Występ Bellinghama w Klasyku zagrożony?
Jude Bellingham z miejsca stał się kluczowym piłkarzem Realu Madryt. Nieobecność Anglika podczas nadchodzącego starcia z FC Barceloną byłoby więc sporym osłabieniem Królewskich.
Bellingham nie mógł wyśnić sobie lepszego wejścia do nowego zespołu. Anglik po transferze do Realu błyszczy jeszcze bardziej niż podczas swojej gry w Borussii Dortmund.
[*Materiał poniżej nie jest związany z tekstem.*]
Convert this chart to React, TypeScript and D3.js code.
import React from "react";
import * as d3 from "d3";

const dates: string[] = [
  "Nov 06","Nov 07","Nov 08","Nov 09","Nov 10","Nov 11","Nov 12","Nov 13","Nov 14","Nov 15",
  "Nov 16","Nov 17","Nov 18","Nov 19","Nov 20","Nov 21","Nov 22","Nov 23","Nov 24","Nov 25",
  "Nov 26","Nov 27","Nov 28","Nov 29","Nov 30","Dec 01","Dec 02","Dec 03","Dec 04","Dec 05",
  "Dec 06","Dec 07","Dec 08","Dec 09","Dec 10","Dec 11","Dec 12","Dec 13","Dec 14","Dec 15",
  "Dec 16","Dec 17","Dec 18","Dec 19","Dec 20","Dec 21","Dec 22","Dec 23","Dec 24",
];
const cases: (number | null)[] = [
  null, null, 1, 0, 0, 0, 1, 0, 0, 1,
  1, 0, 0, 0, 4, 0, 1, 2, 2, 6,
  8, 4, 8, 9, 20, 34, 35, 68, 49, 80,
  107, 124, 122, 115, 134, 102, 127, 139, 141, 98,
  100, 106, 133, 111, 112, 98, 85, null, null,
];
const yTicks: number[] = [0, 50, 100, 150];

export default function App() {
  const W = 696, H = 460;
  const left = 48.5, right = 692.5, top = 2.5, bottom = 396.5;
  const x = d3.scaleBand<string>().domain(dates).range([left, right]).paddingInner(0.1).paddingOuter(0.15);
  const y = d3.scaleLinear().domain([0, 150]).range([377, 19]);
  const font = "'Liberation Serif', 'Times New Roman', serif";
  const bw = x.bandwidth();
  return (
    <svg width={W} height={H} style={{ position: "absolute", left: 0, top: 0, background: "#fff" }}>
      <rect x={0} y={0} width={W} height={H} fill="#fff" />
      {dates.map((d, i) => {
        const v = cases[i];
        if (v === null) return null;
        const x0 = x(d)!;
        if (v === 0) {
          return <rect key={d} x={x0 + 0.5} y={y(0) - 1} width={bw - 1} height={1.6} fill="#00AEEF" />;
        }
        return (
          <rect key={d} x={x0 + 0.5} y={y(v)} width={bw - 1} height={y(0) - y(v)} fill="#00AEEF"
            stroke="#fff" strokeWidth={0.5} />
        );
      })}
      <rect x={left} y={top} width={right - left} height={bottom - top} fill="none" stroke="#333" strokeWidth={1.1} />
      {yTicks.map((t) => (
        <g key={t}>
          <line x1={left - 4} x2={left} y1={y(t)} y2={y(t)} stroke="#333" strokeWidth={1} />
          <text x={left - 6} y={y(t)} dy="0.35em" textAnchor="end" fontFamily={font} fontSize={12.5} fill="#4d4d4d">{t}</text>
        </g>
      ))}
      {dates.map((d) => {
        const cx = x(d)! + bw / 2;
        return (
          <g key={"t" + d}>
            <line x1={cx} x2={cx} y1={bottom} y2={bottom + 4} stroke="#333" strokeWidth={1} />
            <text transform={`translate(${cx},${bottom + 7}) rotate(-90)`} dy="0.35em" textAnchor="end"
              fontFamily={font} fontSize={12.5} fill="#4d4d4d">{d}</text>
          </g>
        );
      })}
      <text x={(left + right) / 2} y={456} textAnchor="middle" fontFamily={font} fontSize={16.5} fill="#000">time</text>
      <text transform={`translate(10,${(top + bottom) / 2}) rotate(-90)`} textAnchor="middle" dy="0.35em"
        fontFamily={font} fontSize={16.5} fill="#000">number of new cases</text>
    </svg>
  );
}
Wychowanek Birmingham City zdobył już w tym sezonie 11 bramek i dołożył do tego 3 asysty, będąc filarem Królewskich.
Kibiców Realu mógł więc zaniepokoić fakt, że pomocnik musiał przedwcześnie zakończyć występ przeciwko Bradze. Anglik w 89. minucie musiał zejść z boiska z powodu problemów zdrowotnych.
Carlo Ancelotti po meczu stwierdził, że to wina murawy i Bellingham poczuł problem z przywodzicielem. Włoski menedżer twierdził jednak, że Anglik bez problemu będzie mógł zagrać w sobotnim meczu przeciwko FC Barcelonie.
W obozie Królewskich panuje przekonanie, że nowa gwiazda drużyny będzie mogła bez problemu wystąpić w Klasyku. MARCA poinformowała, że dziś reprezentant Anglii przejdzie dziś testy medyczne. Jeśli badania lekarskie nie wykażą żadnych poważniejszych kłopotów to Ancelotti będzie mógł liczyć na Bellinghama w sobotnim starciu.